Il ministro dell’Interno Matteo Piantedosi decide di mettere ordine nel caos mediatico che è esploso dopo la tragica morte di due persone in seguito all’uso del taser. Un dramma che, a suo dire, non dovrebbe trasformarsi in un pretesto per lanciare l’ennesima campagna di odio contro i tutori dell’ordine.
Naturalmente, Piantedosi ricorda che l’autorità giudiziaria svolgerà tutti gli accertamenti necessari, ma sottolinea con un tono che rasenta l’indiscutibile che nulla può intaccare “professionalità , equilibrio e impegno” delle forze di polizia.
Nei due episodi in questione, si tratta di carabinieri impegnati in situazioni evidentemente “estremamente difficili e rischiose” – come se fossimo in un film d’azione di basso livello. E, aggiunge l’illustre ministro, rispetto e riconoscimento vanno garantiti a questi uomini soprattutto quando sono loro stessi vittime dello scenario infernale in cui si trovano.
Ed ecco la ciliegina sulla torta: chi si azzarda a criticare l’utilizzo del taser, sempre nello sguardo vigile dell’ideologia, deve ricordarsi che si tratta di uno strumento assolutamente imprescindibile. Un amuleto fornito agli agenti per evitare di tirare fuori la pistola, nientemeno.

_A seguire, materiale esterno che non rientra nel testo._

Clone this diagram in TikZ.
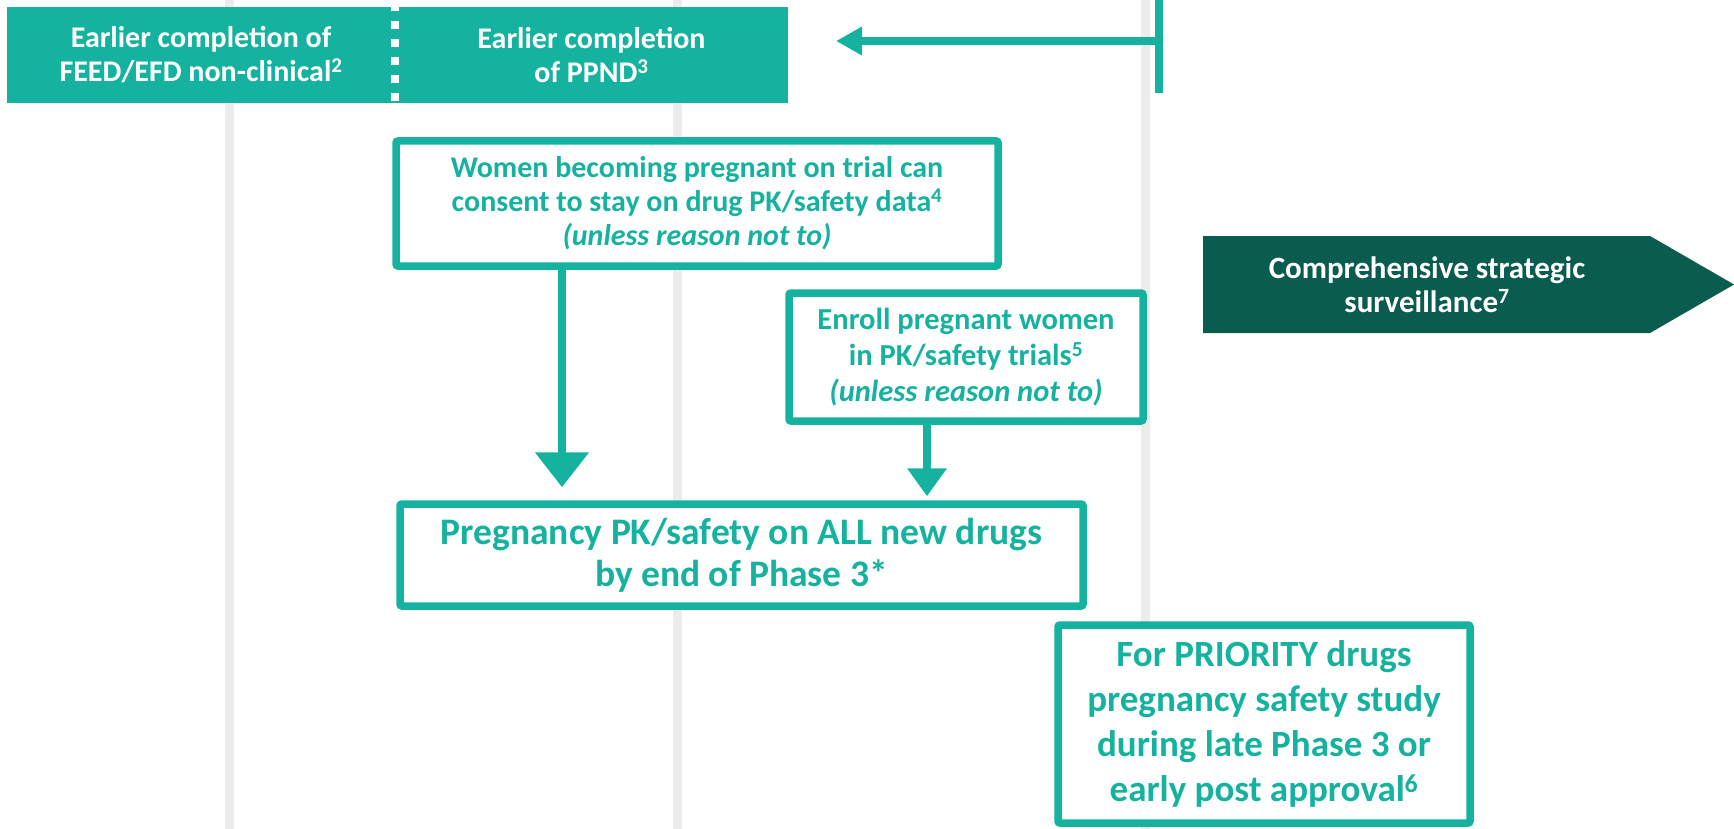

Le regole di ingaggio, specifica il ministro, dispongono che il taser venga impiegato solo contro soggetti violenti e aggressivi, quelli che di solito “rappresentano un concreto pericolo per i presenti”. Insomma, non è roba da usare come un giocattolo, ma la sicurezza dei cittadini resta “il primo obiettivo” da perseguire con zelo quasi religioso.
Dalle prime ricostruzioni (che poi saranno confermate o confutate), pare che proprio questa fosse la dinamica con cui i carabinieri si sono trovati a fare i conti. Di fronte a ciò, tutte le polemiche contro le forze dell’ordine vengono bollate senza mezzi termini come “pretestuose, pregiudiziali e infondate”.
E ovviamente, chiudendo il cerchio, il Governo ribadisce con tutta la forza possibile la sua “gratitudine” e il suo “completo sostegno” verso le nostre instancabili forze di polizia. Perché in fin dei conti, niente deve scalfire quell’aura quasi divina che circonda chi ci protegge con taser in mano.